INFORMATION SHOWN -
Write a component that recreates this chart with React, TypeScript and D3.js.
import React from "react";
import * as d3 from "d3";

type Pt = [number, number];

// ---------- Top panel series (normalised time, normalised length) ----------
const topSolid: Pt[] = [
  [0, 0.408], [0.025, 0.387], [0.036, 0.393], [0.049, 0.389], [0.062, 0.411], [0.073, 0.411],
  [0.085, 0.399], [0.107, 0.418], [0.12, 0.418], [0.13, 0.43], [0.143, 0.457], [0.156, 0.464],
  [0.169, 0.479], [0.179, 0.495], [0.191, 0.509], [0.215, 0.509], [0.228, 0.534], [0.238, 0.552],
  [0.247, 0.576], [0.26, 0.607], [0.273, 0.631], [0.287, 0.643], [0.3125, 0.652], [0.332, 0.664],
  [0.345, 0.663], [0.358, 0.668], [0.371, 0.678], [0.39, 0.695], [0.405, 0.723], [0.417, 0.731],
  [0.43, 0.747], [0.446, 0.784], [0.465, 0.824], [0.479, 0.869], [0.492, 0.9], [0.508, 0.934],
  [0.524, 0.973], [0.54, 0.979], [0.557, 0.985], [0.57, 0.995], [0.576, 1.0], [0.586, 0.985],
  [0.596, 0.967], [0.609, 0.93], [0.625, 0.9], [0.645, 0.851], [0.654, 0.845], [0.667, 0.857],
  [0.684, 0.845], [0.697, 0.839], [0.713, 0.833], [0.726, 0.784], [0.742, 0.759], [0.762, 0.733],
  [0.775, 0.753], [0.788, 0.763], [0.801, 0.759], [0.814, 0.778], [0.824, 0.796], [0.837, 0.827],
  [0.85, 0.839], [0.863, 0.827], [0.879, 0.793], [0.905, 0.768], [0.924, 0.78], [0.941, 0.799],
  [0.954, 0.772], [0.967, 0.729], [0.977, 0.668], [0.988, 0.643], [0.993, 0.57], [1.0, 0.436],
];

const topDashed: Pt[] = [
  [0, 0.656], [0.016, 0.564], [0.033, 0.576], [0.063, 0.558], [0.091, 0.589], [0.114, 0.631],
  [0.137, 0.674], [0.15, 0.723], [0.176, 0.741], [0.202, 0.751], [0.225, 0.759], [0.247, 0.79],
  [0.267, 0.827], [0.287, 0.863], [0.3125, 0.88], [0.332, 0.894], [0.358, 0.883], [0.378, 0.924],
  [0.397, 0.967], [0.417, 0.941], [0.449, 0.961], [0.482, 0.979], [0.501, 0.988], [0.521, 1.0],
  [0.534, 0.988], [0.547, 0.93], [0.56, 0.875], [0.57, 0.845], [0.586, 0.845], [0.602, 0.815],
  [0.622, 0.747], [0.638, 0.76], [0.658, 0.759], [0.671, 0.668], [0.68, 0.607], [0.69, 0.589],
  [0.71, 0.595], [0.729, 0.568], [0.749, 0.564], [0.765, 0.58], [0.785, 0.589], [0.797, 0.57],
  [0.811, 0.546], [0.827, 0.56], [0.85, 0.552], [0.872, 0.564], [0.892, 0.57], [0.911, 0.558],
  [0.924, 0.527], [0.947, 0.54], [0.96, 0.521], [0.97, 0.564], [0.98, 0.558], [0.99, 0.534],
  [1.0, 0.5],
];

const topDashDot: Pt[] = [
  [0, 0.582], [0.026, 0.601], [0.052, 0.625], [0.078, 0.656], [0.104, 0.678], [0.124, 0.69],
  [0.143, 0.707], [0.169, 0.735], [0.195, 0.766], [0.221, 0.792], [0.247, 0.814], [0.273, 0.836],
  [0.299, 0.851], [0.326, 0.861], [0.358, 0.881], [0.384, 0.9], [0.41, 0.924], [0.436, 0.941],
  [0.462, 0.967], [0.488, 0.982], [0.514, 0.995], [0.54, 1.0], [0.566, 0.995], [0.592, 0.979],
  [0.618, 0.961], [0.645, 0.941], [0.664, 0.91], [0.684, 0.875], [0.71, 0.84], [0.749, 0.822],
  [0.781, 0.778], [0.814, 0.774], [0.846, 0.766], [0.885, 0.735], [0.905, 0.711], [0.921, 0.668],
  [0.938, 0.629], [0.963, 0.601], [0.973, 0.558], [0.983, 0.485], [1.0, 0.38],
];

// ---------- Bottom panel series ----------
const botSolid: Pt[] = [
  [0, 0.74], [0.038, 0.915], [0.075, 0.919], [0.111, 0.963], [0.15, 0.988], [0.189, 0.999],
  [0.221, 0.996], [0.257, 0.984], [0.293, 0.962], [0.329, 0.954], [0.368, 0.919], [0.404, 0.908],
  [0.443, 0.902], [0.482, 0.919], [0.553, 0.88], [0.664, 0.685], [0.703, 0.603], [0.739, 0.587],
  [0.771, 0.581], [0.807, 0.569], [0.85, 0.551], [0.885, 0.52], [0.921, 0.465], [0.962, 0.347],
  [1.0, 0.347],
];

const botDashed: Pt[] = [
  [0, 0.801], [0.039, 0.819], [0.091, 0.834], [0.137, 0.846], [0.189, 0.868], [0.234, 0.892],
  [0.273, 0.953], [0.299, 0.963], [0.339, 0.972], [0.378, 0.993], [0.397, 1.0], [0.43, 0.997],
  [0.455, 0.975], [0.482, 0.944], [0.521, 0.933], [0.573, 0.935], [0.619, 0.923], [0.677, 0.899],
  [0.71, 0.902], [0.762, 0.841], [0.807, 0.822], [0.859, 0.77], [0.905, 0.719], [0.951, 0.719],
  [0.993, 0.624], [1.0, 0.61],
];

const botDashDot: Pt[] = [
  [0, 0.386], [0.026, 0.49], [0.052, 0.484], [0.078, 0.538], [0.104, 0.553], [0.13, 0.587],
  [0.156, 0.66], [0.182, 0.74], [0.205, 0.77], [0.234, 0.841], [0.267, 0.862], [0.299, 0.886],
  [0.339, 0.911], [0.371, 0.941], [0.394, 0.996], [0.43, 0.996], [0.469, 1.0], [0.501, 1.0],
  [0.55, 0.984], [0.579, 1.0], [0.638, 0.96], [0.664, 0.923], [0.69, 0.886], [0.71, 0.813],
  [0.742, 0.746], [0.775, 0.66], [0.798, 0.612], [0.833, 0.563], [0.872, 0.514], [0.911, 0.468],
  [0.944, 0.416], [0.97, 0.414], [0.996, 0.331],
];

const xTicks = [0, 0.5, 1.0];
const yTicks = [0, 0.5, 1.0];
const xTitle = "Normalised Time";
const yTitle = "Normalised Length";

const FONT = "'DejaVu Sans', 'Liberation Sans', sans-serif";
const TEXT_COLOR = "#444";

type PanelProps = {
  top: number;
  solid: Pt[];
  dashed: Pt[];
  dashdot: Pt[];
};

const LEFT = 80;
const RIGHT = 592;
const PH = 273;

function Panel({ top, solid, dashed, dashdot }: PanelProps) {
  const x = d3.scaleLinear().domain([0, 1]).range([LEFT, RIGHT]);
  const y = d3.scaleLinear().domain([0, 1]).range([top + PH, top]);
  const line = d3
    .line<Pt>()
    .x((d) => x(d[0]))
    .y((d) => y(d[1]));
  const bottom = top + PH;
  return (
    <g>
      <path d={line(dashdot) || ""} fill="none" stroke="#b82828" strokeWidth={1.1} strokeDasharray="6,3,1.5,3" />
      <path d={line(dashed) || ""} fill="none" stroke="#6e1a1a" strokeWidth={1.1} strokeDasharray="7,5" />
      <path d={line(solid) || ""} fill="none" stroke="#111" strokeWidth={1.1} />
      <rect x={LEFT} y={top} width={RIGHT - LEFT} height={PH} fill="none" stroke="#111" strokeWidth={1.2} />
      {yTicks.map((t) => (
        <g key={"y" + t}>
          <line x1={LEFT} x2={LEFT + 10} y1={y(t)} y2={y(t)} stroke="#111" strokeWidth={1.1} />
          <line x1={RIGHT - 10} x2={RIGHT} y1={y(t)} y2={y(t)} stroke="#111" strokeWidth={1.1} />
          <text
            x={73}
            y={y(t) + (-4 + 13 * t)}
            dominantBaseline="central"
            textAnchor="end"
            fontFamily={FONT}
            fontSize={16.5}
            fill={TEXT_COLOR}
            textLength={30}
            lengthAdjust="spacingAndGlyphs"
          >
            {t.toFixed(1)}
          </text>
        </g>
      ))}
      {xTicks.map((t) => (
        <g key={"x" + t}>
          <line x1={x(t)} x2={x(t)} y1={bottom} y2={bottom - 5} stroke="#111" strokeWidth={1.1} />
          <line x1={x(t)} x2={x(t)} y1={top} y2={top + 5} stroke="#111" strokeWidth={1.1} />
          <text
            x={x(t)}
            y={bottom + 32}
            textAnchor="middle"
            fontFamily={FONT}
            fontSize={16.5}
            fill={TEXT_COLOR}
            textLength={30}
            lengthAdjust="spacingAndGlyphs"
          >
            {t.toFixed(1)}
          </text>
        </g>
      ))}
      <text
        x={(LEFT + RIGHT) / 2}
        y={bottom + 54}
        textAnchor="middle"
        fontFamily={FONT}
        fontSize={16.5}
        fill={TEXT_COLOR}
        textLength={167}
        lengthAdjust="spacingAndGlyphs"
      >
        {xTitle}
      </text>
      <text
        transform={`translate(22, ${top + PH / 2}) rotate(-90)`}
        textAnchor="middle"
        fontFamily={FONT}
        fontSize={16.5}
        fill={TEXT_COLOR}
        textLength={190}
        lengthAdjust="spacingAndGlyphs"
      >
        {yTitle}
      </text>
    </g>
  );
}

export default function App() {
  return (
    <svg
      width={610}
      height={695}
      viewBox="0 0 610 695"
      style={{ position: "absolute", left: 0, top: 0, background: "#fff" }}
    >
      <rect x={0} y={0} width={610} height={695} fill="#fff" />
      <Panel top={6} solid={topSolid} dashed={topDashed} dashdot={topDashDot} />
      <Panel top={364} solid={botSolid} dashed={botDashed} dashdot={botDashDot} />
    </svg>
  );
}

WHAT YOU NEED TO DO - Restate the listing exactly, starting at its first line and ending at the line where "type Pt = [number, number];" occurs; include both and no other lines.

SOLUTION TO THE EXERCISE -
Write a component that recreates this chart with React, TypeScript and D3.js.
import React from "react";
import * as d3 from "d3";

type Pt = [number, number];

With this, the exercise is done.